Can You Reduce Value of The Goods and Minimise Import Taxes?

3-minute read

If you import goods into New Zealand you must declare the Customs value of the goods on the import entry or clearance document, but questions are always asked – how is the value determined, and what is the process for appeal?

The Customs value of imported goods plays a large part in determining the amount of tariff duty and GST imposed on the goods. All goods imported into New Zealand are (with rare exceptions ) subject to GST and, where applicable, tariff duty.

It doesn’t matter if the goods are purchased, supplied free of charge, personal possessions, or temporarily imported into New Zealand: a Customs value must be specified to enable the correct amount of tariff duty and GST to be calculated.

The transaction value method is the primary method for valuing imported goods and is calculated by taking the price paid or payable for the imported goods and adding certain additional costs not included in the price, such as commission and brokerage fees paid in respect of the purchase of the goods, any packing costs or charges associated with the goods, and any royalties and licence fees that are paid as a condition of the sale of the goods in New Zealand.

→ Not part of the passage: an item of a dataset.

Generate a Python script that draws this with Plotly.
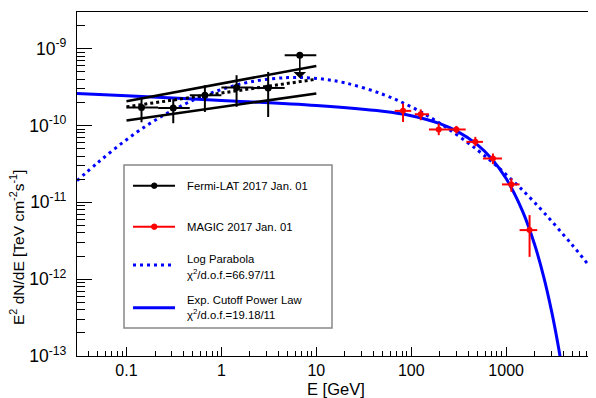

In some instances, certain charges can be deducted from this value provided they are able to be separately identified. For example, the cost of any transportation, insurance, loading and handling charges from the overseas port of export, and any New Zealand Customs duties or New Zealand taxes outlined on the commercial invoice.

However, the transaction value method can only be used where certain conditions are met e.g. the imported goods are subject to a sale between a buyer and a seller , and where the price paid or payable for the goods is not influenced by any relationship that exists between the buyer and seller of the goods.

When the transaction value method does not apply, other methods will be required to be used to calculate the Customs value which must be applied in sequential order as outlined below:

  1. the transaction value of identical goods recently sold for export to New Zealand
  2. the transaction value of similar goods recently sold for export to New Zealand
  3. the deductive value method, which is based on the resale price of the imported goods in New Zealand, less applicable charges and expenses incurred in respect of the sale of the goods in New Zealand
  4. Computed value method, which is based on the cost to manufacture the imported goods plus an amount for profit
  5. Residual basis of valuation method, where the value is determined using a flexible interpretation of the any of the preceding methods

While Customs can provide assistance to importers when determining the correct method of Customs valuation to use, as an importer, it’s your responsibility to determine the Customs value. Where Customs isn’t satisfied with your assessment, they can amend it.

Can You Reduce Value of The Goods and Minimise Import Taxes?If you are dissatisfied with Customs’ decision on the amended assessment, you can lodge an appeal with the Customs Appeal Authority within 20 working days of the date of the notice of the decision.